Less than a month before he resigned from his job, former chief electoral officer Jean-Pierre Kingsley wrote to some Conservative candidates' campaigns instructing them to back up claims for advertising expenses that are now central to the "in-and-out" investigation of the party's financing of the 2006 election.The in-and-out scheme was not on the radar at the time of Kingsley's departure in late 2006. Wonder if Mr. Kingsley would care to elaborate upon matters now that he has some distance from the job and the in-and-out scheme has become a central public issue?
The elections watchdog told Tory campaign officials they needed to provide more details to support the advertising expenses in returns filed to Elections Canada.
Mr. Kingsley asked the candidates' official agents for copies of the contracts with their advertising agencies, scripts of the ads and the dates the ads appeared.
In a series of letters sent out beginning Nov. 29, 2006, Mr. Kingsley gave the agents firm deadlines to provide the documents and told them failure to do so would be an offence.

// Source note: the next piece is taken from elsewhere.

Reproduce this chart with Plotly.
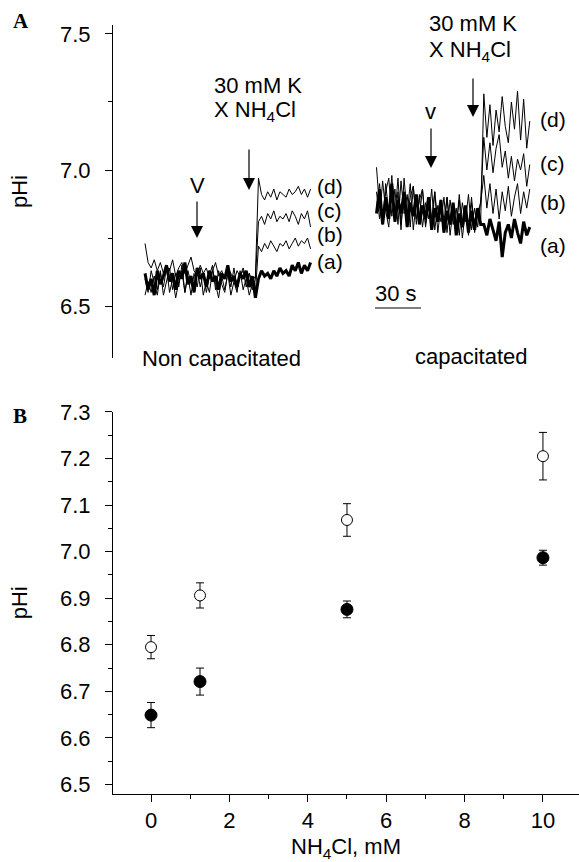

Less than a month after sending the letters, on Dec. 22, Mr. Kingsley wrote to the Speaker of the House of Commons saying he was resigning. The Prime Minister's Office announced his departure six days later.
The move stirred intense speculation about why he would step down from a job he appeared to relish, two years before the end of his term, and amid rumours of a possible election that spring. But at the time, the public was unaware of the simmering feud between the Tories and Elections Canada over the $1.1-million in advertising purchases now dubbed as the "in and out" scheme.